Whilst not wanting to get into a 'to-ing and fro-ing' of posts some facts that I do know are:

* Brown adopted use of PFI to extreme levels and 'enforced' its use to 'disguise' debt - he mandated its use across government even when there were clearly cheaper funding options available

* Business cases for large PFI schemes were 'developed' in such a manner that they brought forward a recommendation on the option that Brown wanted - i.e. PFI. Sometime there had to be a lot of massaging (sorry refinement) to get the right answer that meant that Treasury could approve.

* The Terms & Conditions for large PFI contracts were 'developed' to ensure that the interests of the private companies and their bankers were utterly protected - even to the point where if contracts had to be terminated through contractor incompetence - then the government generally still had to pay them compensation!!!

* The FSA became incapable of being tough on financial institutions. Generally whenever they tried all the organisation, say a bank, had to do was make a phone call and fret about loss of influence from London to Frankfurt - then the FSA was instructed to 'soften'

And many more such examples - and these are facts.

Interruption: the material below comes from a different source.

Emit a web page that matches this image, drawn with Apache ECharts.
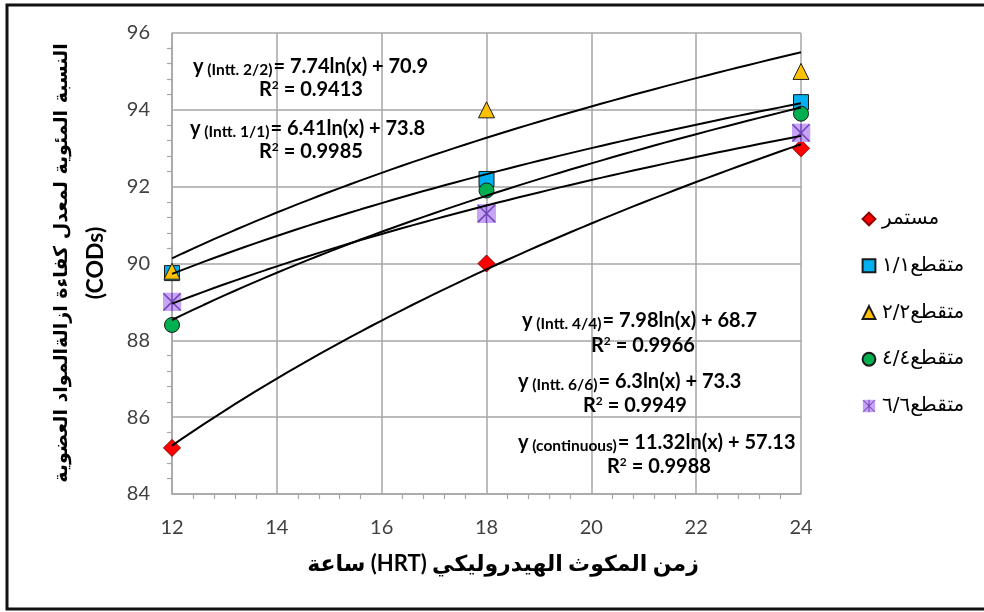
<!DOCTYPE html>
<html>
<head>
<meta charset="utf-8">
<script src="https://cdn.jsdelivr.net/npm/echarts@6/dist/echarts.min.js"></script>
<style>
  html, body { margin: 0; padding: 0; background: #ffffff; }
  #chart { width: 984px; height: 612px; }
</style>
</head>
<body>
<div id="chart"></div>
<script>
// Hydraulic retention time (hours)
const hrt = [12, 18, 24];

// COD removal efficiency (%) per operating mode
const seriesNames = ['مستمر', 'متقطع١/١', 'متقطع٢/٢', 'متقطع٤/٤', 'متقطع٦/٦'];
const continuous = [85.2, 90.0, 93.0];
const intt11 = [89.75, 92.2, 94.2];
const intt22 = [89.8, 94.0, 95.0];
const intt44 = [88.4, 91.9, 93.9];
const intt66 = [89.0, 91.3, 93.4];

// Logarithmic trendlines y = a ln(x) + b
const fitTags = ['continuous', 'Intt. 1/1', 'Intt. 2/2', 'Intt. 4/4', 'Intt. 6/6'];
const fitA = [11.32, 6.41, 7.74, 7.98, 6.3];
const fitB = [57.13, 73.8, 70.9, 68.7, 73.3];
const fitR2 = ['0.9988', '0.9985', '0.9413', '0.9966', '0.9949'];

// Axis ranges
const xTicks = [12, 14, 16, 18, 20, 22, 24];
const yTicks = [84, 86, 88, 90, 92, 94, 96];

const values = [continuous, intt11, intt22, intt44, intt66];

const starSvg =
  '<svg xmlns="http://www.w3.org/2000/svg" width="20" height="20" viewBox="0 0 20 20">' +
  '<rect x="0" y="0" width="20" height="20" fill="#c8a4f4"/>' +
  '<path d="M1,1 L19,19 M19,1 L1,19 M10,0 L10,20" stroke="#6f45b8" stroke-width="1.6" fill="none"/>' +
  '</svg>';

const markers = [
  { symbol: 'diamond', size: 17, color: '#ff0000', border: '#8b0000' },
  { symbol: 'rect', size: 15, color: '#00b0f0', border: '#1a1a1a' },
  { symbol: 'triangle', size: 16, color: '#ffc000', border: '#1a1a1a' },
  { symbol: 'circle', size: 15, color: '#00b050', border: '#1a1a1a' },
  { symbol: 'image://data:image/svg+xml;charset=utf-8,' + encodeURIComponent(starSvg), size: 19, color: '#c8a4f4', border: '#6f45b8' }
];

const numFont = 'Lato, "Open Sans", sans-serif';
const arFont = '"DejaVu Sans", sans-serif';

const series = [];
seriesNames.forEach(function (name, i) {
  series.push({
    name: name,
    type: 'line',
    data: hrt.map(function (h, k) { return [h, values[i][k]]; }),
    lineStyle: { width: 0, opacity: 0 },
    showSymbol: true,
    symbol: markers[i].symbol,
    symbolSize: markers[i].size,
    itemStyle: { color: markers[i].color, borderColor: markers[i].border, borderWidth: 1 },
    z: 3 + i,
    silent: true
  });
});

// Trendline curves sampled along the HRT range
fitA.forEach(function (a, i) {
  const pts = [];
  const x0 = hrt[0], x1 = hrt[hrt.length - 1];
  for (let k = 0; k <= 60; k++) {
    const x = x0 + (x1 - x0) * k / 60;
    pts.push([x, a * Math.log(x) + fitB[i]]);
  }
  series.push({
    name: 'fit-' + fitTags[i],
    type: 'line',
    data: pts,
    showSymbol: false,
    symbol: 'none',
    lineStyle: { color: '#000000', width: 2 },
    z: 10,
    silent: true
  });
});

function eqText(i) {
  return '{y|y}{s| (' + fitTags[i] + ')}{m|= ' + fitA[i] + 'ln(x) + ' + fitB[i] + '}';
}
function r2Text(i) {
  return '{m|R}{p|2}{m| = ' + fitR2[i] + '}';
}
const richStyle = {
  y: { fontSize: 20, fontWeight: 'bold', fontFamily: numFont, color: '#000', lineHeight: 22 },
  s: { fontSize: 15.5, fontWeight: 'bold', fontFamily: numFont, color: '#000', lineHeight: 10, verticalAlign: 'bottom', padding: [0, 1, 0, 0] },
  m: { fontSize: 20, fontWeight: 'bold', fontFamily: numFont, color: '#000', lineHeight: 22 },
  p: { fontSize: 12, fontWeight: 'bold', fontFamily: numFont, color: '#000', lineHeight: 8, verticalAlign: 'top' }
};

// Label placement: [eq x, eq y, R² x, R² y] in fit order
const labelPos = [
  [518, 443, 607, 467],
  [190, 129, 259, 152],
  [193, 67, 259, 90],
  [522, 321, 591, 346],
  [518, 382, 583, 406]
];

const graphics = [
  {
    type: 'rect',
    shape: { x: 7, y: 5, width: 1000, height: 604 },
    style: { fill: 'none', stroke: '#111111', lineWidth: 3 },
    silent: true
  },
  {
    type: 'text',
    x: 79, y: 263,
    rotation: Math.PI / 2,
    style: {
      text: '{a|النسبة المئوية لمعدل كفاءة ازالةالمواد العضوية}\n{c|(CODs)}',
      rich: {
        a: { fontSize: 19, fontWeight: 'bold', fontFamily: arFont, color: '#000', lineHeight: 33, align: 'center' },
        c: { fontSize: 23, fontWeight: 'bold', fontFamily: numFont, color: '#000', lineHeight: 33, align: 'center' }
      },
      align: 'center',
      verticalAlign: 'middle'
    }
  },
  {
    type: 'text',
    x: 503, y: 564,
    style: {
      // runs ordered for the canvas's left-to-right base direction
      text: 'ساعة (HRT) زمن المكوث الهيدروليكي',
      font: 'bold 22px ' + numFont + ', ' + arFont,
      fill: '#000',
      align: 'center',
      verticalAlign: 'middle'
    }
  }
];

labelPos.forEach(function (p, i) {
  graphics.push({
    type: 'text', x: p[0], y: p[1], z: 20,
    style: { text: eqText(i), rich: richStyle, align: 'left', verticalAlign: 'middle' }
  });
  graphics.push({
    type: 'text', x: p[2], y: p[3], z: 20,
    style: { text: r2Text(i), rich: richStyle, align: 'left', verticalAlign: 'middle' }
  });
});

const chart = echarts.init(document.getElementById('chart'), null, { renderer: 'canvas' });
chart.setOption({
  backgroundColor: '#ffffff',
  animation: false,
  grid: { left: 172, right: 183, top: 33, bottom: 118, containLabel: false },
  xAxis: {
    type: 'value',
    min: xTicks[0], max: xTicks[xTicks.length - 1], interval: 2,
    axisLine: { show: true, lineStyle: { color: '#a6a6a6', width: 1.5 } },
    axisTick: { show: false },
    minorTick: { show: true, splitNumber: 5, length: 5, lineStyle: { color: '#a6a6a6', width: 1.2 } },
    splitLine: { show: true, lineStyle: { color: '#a6a6a6', width: 1.5 } },
    axisLabel: { fontSize: 20, color: '#404040', fontFamily: numFont, margin: 24 }
  },
  yAxis: {
    type: 'value',
    min: yTicks[0], max: yTicks[yTicks.length - 1], interval: 2,
    axisLine: { show: true, lineStyle: { color: '#a6a6a6', width: 1.5 } },
    axisTick: { show: false },
    minorTick: { show: true, splitNumber: 5, length: 5, lineStyle: { color: '#a6a6a6', width: 1.2 } },
    splitLine: { show: true, lineStyle: { color: '#a6a6a6', width: 1.5 } },
    axisLabel: { fontSize: 20, color: '#404040', fontFamily: numFont, margin: 22 }
  },
  legend: {
    data: seriesNames,
    orient: 'vertical',
    left: 856, top: 204,
    itemWidth: 16, itemHeight: 16,
    itemGap: 26.75,
    selectedMode: false,
    textStyle: { fontSize: 20, color: '#000', fontFamily: arFont }
  },
  graphic: graphics,
  series: series
});
</script>
</body>
</html>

Yes there was a global financial crisis and poor regulation was a significant factor. At such times you do not behave in the reckless way Brown and Balls did. There is a saying - "when in a hole - stop digging' - they ignored that totally and just splurged. The details of some of these PFI contracts have on going consequences - which will hamstring us for a generation(or two) - no matter who gets in..

I was fortunate that these policies provided good business outcomes for people like me - but they fucked the economy - 5 years of Balls in a repeat act!! Scary.

And I say this as a man from a Labour background - I desperately want Labour to put forward a credible economic plan - but they do not have seemed to have learned and likely just to set us back again.

Thanks for taking the time to respond.

I accept you have access to information etc and I will not argue with what you have identified and the conclusions you have drawn from it. PFI was never the panacea that politicians of several parties claimed that it was.

In the great scheme of things I think it is dwarfed by bigger events, bigger philosophies and the impact of unfettered (or very loosely fettered) global money markets.